Além disso, Bartolomeu defende que “visto que a Rússia é responsável pela actuação situação dolorosa na Ucrânia, não é capaz de resolver o problema”. A Igreja Ortodoxa Russa não esconde o seu apoio à política externa expansionista do Kremlin, nomeadamente à anexação da Crimeia e à actividade dos separatistas pró-russos no Leste da Ucrânia.

Essa decisão foi muito mal recebida na Rússia. O Patriarcado de Moscovo ficou ainda mais irritado quando Bartolomeu decidiu enviar dois emissários seus, vindos dos Estados Unidos e do Canadá, para dar início à edificação da nova Igreja Ortodoxa Autocéfala Ucraniana.

Moscovo, pela voz de Alexandre Schipkov, vice-presidente do Departamento Sinodal da Igreja Ortodoxa Russa, considerou esse passo uma “declaração de guerra religiosa”, acusando Bartolomeu de “papismo”. Como ambos os representantes nomeados pelo Patriarca de Constantinopla são da América do Norte, onde existe uma numerosa comunidade ortodoxa, Schipkov considera que essa circunstância leva a pensar em quem está por detrás de Bartolomeu”.

Não obstante a decisão de Constantinopla de apoio à autonomia dos ortodoxos ucranianos, este processo promete ser doloroso e não exclui a eclosão de confrontos religiosos.

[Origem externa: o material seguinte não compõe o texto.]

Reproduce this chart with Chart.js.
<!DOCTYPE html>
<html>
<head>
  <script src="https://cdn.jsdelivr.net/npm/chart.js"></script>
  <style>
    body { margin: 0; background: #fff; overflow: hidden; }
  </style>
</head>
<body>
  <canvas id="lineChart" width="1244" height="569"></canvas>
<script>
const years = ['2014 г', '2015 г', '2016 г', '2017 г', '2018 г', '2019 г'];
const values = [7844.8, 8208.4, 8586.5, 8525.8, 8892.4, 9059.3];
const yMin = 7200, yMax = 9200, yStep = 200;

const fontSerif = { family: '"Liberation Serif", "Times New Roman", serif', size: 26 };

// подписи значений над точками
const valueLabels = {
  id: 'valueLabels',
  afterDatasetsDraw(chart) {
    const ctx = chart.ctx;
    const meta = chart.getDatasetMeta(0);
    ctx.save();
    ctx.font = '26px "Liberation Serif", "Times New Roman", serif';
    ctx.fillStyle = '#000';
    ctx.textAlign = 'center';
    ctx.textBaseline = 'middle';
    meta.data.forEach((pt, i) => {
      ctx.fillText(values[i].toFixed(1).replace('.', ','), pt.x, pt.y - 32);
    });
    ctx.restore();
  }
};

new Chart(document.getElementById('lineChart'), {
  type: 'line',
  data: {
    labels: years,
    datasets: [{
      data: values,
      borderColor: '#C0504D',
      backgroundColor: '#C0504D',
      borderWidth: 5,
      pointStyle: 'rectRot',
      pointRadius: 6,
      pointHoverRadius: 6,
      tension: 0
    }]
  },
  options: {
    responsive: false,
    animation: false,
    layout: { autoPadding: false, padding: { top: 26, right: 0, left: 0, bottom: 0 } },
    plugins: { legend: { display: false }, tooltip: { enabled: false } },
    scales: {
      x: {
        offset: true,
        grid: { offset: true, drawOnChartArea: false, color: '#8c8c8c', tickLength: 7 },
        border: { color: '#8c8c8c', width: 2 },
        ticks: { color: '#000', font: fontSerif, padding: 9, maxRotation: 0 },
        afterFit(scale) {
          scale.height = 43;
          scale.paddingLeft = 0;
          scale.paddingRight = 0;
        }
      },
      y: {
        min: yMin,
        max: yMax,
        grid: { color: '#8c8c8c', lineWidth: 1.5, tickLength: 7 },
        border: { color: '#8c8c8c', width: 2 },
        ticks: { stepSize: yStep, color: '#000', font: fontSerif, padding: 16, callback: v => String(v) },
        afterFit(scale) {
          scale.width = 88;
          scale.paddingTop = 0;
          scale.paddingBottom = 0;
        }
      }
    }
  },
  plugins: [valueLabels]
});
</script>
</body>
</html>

A Igreja Ortodoxa Ucraniana do Patriarcado de Moscovo possui doze mil paróquias na Ucrânia e certamente não as irá ceder de forma voluntária. Além do mais, será preciso ver como é que irá ser feito o processo de fusão das duas outras igrejas ortodoxas ucranianas.

A instabilidade e imprevisibilidade política e militar que se vive em Donbass, principalmente após do assassinato do líder separatista Aleksandr Zakhartchenko, também poderá reflectir-se no conflito religioso.

Os políticos ucranianos, e nomeadamente o Presidente Petro Poroshenko, estão a utilizar este conflito não só para cortar laços que unem a Ucrânia e a Rússia, mas também com objectivos políticos pessoais. Em Março de 2019 irão realizar-se eleições presidenciais e parlamentares e este será um forte trunfo na luta pelos votos.

Além disso, o conflito religioso está também a ser utilizado pela classe política para desviar as atenções dos eleitores da grave crise económica, financeira e social que a Ucrânia atravessa. O domínio oligárquico, a corrupção e a falta de reformas estruturais continuam a contribuir para a degradação do nível de vida da população e à emigração de milhões de ucranianos.